▶ _WHAT TO PRODUCE_
Write out the whole of the material exactly.

>> Start RECORDS FOR THIS TASK

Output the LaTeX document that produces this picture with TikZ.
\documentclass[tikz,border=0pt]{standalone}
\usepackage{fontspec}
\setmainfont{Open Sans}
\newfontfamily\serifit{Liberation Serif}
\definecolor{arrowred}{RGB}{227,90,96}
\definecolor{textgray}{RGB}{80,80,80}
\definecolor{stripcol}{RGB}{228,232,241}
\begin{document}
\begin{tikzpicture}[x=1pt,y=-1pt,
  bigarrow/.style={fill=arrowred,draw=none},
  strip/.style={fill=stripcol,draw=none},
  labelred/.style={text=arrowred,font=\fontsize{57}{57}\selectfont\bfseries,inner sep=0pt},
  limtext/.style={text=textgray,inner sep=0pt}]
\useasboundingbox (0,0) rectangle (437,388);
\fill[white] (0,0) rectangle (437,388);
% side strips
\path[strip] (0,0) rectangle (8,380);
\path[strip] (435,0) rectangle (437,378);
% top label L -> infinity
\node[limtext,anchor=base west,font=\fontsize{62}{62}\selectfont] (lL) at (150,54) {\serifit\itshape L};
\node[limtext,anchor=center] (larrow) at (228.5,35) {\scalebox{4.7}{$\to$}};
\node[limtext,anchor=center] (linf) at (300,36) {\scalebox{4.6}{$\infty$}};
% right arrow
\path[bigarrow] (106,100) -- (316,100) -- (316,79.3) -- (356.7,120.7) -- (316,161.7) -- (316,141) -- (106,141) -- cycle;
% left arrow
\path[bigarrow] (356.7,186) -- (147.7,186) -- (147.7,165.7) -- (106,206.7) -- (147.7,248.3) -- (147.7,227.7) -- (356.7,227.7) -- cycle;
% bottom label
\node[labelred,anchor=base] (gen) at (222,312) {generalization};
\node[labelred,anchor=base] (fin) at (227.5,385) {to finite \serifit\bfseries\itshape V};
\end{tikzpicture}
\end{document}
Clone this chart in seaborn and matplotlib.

>> End RECORDS FOR THIS TASK

▶ _WRITTEN ANSWER_
Output the LaTeX document that produces this picture with TikZ.
\documentclass[tikz,border=0pt]{standalone}
\usepackage{fontspec}
\setmainfont{Open Sans}
\newfontfamily\serifit{Liberation Serif}
\definecolor{arrowred}{RGB}{227,90,96}
\definecolor{textgray}{RGB}{80,80,80}
\definecolor{stripcol}{RGB}{228,232,241}
\begin{document}
\begin{tikzpicture}[x=1pt,y=-1pt,
  bigarrow/.style={fill=arrowred,draw=none},
  strip/.style={fill=stripcol,draw=none},
  labelred/.style={text=arrowred,font=\fontsize{57}{57}\selectfont\bfseries,inner sep=0pt},
  limtext/.style={text=textgray,inner sep=0pt}]
\useasboundingbox (0,0) rectangle (437,388);
\fill[white] (0,0) rectangle (437,388);
% side strips
\path[strip] (0,0) rectangle (8,380);
\path[strip] (435,0) rectangle (437,378);
% top label L -> infinity
\node[limtext,anchor=base west,font=\fontsize{62}{62}\selectfont] (lL) at (150,54) {\serifit\itshape L};
\node[limtext,anchor=center] (larrow) at (228.5,35) {\scalebox{4.7}{$\to$}};
\node[limtext,anchor=center] (linf) at (300,36) {\scalebox{4.6}{$\infty$}};
% right arrow
\path[bigarrow] (106,100) -- (316,100) -- (316,79.3) -- (356.7,120.7) -- (316,161.7) -- (316,141) -- (106,141) -- cycle;
% left arrow
\path[bigarrow] (356.7,186) -- (147.7,186) -- (147.7,165.7) -- (106,206.7) -- (147.7,248.3) -- (147.7,227.7) -- (356.7,227.7) -- cycle;
% bottom label
\node[labelred,anchor=base] (gen) at (222,312) {generalization};
\node[labelred,anchor=base] (fin) at (227.5,385) {to finite \serifit\bfseries\itshape V};
\end{tikzpicture}
\end{document}
Clone this chart in seaborn and matplotlib.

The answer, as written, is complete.